§ Material:
# # # # # # #

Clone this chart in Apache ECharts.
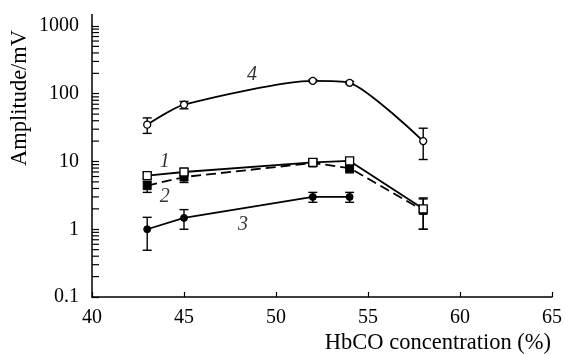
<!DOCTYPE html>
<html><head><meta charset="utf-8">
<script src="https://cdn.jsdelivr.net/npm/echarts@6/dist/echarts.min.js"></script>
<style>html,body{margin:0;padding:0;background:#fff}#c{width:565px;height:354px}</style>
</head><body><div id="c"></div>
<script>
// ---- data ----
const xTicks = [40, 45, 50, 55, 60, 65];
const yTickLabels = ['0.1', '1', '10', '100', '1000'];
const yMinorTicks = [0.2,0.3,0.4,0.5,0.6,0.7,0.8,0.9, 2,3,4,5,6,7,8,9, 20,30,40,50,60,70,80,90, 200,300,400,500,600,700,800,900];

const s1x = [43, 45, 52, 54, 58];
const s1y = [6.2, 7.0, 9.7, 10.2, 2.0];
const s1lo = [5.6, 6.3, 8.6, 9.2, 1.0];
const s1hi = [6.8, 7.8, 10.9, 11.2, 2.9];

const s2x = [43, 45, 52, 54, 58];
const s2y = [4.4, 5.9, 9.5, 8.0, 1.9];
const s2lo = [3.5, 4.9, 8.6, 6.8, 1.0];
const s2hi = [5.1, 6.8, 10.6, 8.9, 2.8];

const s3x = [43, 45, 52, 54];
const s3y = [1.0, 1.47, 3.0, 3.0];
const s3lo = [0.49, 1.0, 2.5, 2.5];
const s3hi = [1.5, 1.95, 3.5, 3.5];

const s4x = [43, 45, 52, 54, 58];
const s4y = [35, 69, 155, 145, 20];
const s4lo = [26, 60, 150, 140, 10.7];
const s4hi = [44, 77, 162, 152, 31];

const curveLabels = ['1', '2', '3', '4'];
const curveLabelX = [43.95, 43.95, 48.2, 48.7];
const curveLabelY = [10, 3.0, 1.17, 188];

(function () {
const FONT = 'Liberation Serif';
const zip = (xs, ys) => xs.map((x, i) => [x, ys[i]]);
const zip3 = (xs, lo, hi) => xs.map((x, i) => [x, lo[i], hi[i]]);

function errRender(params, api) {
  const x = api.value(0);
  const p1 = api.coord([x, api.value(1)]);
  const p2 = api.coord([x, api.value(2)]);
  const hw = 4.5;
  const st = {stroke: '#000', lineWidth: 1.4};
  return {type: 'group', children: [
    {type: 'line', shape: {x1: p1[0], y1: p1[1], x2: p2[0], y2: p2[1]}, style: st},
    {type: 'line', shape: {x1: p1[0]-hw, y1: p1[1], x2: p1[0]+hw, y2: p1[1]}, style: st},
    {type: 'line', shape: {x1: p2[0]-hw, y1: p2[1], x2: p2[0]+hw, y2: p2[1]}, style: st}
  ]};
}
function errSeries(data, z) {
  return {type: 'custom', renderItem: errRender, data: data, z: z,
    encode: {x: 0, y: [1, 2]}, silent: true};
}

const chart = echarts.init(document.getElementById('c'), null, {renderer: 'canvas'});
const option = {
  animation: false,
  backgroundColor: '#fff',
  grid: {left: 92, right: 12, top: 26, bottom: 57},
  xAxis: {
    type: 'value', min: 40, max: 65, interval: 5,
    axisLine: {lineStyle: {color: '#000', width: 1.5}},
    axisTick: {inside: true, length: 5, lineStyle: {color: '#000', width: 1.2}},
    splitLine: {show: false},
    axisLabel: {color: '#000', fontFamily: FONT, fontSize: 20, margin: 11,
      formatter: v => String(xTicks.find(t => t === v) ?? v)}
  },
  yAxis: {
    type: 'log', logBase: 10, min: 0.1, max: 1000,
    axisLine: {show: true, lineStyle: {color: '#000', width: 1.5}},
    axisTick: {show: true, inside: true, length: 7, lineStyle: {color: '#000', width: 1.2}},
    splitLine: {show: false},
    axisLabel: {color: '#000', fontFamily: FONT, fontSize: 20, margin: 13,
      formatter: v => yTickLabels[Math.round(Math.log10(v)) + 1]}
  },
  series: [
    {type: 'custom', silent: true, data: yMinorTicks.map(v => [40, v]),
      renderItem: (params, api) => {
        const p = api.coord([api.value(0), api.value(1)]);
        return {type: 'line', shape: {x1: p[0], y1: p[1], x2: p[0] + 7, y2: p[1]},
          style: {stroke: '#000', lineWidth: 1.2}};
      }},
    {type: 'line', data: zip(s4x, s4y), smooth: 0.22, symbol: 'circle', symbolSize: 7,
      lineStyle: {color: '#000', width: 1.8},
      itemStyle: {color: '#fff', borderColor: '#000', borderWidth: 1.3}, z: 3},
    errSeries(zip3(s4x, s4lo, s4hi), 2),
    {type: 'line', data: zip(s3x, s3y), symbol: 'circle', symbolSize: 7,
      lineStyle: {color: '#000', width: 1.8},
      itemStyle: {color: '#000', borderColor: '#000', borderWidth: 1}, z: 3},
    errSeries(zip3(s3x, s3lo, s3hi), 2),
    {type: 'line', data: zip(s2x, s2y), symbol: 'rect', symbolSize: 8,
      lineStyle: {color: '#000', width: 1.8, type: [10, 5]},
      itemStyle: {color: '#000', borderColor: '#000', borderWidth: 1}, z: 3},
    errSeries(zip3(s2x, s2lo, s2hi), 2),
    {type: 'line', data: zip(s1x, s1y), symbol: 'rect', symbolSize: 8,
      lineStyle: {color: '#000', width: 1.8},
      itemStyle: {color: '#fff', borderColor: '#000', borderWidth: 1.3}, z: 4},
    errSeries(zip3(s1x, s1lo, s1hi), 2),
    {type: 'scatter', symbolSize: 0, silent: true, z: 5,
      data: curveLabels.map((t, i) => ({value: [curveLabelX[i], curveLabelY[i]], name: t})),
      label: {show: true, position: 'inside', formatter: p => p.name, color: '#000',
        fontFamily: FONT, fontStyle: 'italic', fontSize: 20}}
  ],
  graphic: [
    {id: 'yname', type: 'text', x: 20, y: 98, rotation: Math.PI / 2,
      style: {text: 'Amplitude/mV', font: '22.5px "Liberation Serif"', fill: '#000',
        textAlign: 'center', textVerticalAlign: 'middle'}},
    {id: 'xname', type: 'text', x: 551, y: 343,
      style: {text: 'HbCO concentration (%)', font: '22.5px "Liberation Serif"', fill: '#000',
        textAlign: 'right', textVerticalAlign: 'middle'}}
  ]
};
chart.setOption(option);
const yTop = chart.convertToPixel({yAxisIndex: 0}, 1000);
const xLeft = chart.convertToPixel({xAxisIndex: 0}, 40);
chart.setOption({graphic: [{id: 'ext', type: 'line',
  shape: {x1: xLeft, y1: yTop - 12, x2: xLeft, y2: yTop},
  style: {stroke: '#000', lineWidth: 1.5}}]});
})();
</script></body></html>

# # # # # # #

§ Problem description: Leave out the pictures. Transcribe only the lines above, from the first through the one that contains "const s3hi = [1.5, 1.95, 3.5, 3.5];".

§ Completed exercise:
Clone this chart in Apache ECharts.
<!DOCTYPE html>
<html><head><meta charset="utf-8">
<script src="https://cdn.jsdelivr.net/npm/echarts@6/dist/echarts.min.js"></script>
<style>html,body{margin:0;padding:0;background:#fff}#c{width:565px;height:354px}</style>
</head><body><div id="c"></div>
<script>
// ---- data ----
const xTicks = [40, 45, 50, 55, 60, 65];
const yTickLabels = ['0.1', '1', '10', '100', '1000'];
const yMinorTicks = [0.2,0.3,0.4,0.5,0.6,0.7,0.8,0.9, 2,3,4,5,6,7,8,9, 20,30,40,50,60,70,80,90, 200,300,400,500,600,700,800,900];

const s1x = [43, 45, 52, 54, 58];
const s1y = [6.2, 7.0, 9.7, 10.2, 2.0];
const s1lo = [5.6, 6.3, 8.6, 9.2, 1.0];
const s1hi = [6.8, 7.8, 10.9, 11.2, 2.9];

const s2x = [43, 45, 52, 54, 58];
const s2y = [4.4, 5.9, 9.5, 8.0, 1.9];
const s2lo = [3.5, 4.9, 8.6, 6.8, 1.0];
const s2hi = [5.1, 6.8, 10.6, 8.9, 2.8];

const s3x = [43, 45, 52, 54];
const s3y = [1.0, 1.47, 3.0, 3.0];
const s3lo = [0.49, 1.0, 2.5, 2.5];
const s3hi = [1.5, 1.95, 3.5, 3.5];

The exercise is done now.